Kennzeichnend für die geistige Produktivität Meimbergs war die thematische Koexistenz von spezifisch volkswirtschaftlichen Problemen und philosophischen Fragestellungen. Einerseits schrieb er etwa über nationale und internationale Investitionsanreize in Verbindung mit Kreditaspekten oder Wechselkursschwankungen, andererseits grübelte er über „Probleme des Richtigen im Leben der Gesellschaft“ (1952). Publikationen zur konkreten Geldwertentwicklung wechselten sich ab mit Überlegungen zu werttheoretischen Grundsatzfragen.

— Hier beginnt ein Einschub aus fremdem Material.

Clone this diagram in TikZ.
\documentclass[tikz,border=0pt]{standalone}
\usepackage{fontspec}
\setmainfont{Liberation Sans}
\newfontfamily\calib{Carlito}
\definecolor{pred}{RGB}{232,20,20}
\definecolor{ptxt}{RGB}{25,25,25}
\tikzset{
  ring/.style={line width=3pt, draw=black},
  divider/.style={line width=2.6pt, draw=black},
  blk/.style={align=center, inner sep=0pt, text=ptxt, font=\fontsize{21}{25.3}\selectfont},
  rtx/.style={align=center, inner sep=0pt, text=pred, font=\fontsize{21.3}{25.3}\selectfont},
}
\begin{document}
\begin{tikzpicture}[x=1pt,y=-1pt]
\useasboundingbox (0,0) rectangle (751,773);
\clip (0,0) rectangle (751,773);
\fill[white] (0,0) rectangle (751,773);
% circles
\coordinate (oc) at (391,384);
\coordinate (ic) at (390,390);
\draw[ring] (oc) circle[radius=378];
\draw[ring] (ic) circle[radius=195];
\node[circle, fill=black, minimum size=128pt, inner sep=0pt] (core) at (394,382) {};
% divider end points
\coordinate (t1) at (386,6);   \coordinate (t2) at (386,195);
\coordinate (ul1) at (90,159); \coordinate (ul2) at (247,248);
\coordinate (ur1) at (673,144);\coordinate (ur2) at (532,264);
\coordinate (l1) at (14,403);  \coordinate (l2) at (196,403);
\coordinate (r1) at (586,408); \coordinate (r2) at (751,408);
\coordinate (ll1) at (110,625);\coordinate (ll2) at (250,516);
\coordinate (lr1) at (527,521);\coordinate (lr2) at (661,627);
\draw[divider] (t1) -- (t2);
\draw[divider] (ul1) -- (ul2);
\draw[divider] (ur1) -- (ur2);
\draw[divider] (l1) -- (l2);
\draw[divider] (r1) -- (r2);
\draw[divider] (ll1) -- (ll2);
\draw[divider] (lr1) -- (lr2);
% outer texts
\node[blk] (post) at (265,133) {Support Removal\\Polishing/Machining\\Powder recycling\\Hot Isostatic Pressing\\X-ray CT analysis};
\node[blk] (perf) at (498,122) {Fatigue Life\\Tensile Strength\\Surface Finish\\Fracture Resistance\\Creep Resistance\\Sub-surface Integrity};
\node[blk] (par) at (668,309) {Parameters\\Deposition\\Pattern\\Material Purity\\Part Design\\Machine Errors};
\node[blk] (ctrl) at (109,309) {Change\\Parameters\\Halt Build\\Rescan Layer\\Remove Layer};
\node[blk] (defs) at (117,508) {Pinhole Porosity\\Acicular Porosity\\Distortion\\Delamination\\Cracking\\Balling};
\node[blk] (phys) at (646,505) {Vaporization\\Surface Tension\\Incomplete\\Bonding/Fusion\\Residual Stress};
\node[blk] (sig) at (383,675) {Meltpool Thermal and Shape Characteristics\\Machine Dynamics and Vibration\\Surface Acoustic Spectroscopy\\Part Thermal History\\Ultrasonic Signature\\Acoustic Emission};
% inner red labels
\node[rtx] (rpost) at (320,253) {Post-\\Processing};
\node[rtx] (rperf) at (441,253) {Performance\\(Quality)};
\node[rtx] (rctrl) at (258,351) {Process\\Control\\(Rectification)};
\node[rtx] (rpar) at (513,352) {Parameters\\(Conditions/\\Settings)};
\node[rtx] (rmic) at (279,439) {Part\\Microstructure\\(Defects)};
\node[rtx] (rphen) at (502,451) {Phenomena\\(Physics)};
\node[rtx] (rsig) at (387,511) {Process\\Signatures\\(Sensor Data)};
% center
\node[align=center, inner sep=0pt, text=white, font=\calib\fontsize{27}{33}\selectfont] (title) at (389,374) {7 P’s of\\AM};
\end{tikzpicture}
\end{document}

Eher ungewöhnlich für deutsche Verhältnisse war das Engagement Meimbergs als Stifter. Auf ihn gehen unter anderem der Rudolf-Meimberg-Preis der Akademie der Wissenschaften und der Literatur in Mainz zurück sowie die 1994 gegründete Peregrinus-Stiftung, die der Förderungen von Studierenden der Universität Mainz dient und mit einem Preis für Top-Dissertationen verbunden ist. Bemerkenswert ist die Rudolf-Meimberg-Stiftung zugunsten bedürftiger Senioren der Gemeinde Rimsting am Chiemsee; dort verbrachte Meimberg seinen Lebensabend. Der 1999 mit der Leibniz-Medaille geehrte Professor Rudolf Meimberg starb im November 2011 wenige Wochen vor seinem 99. Geburtstag.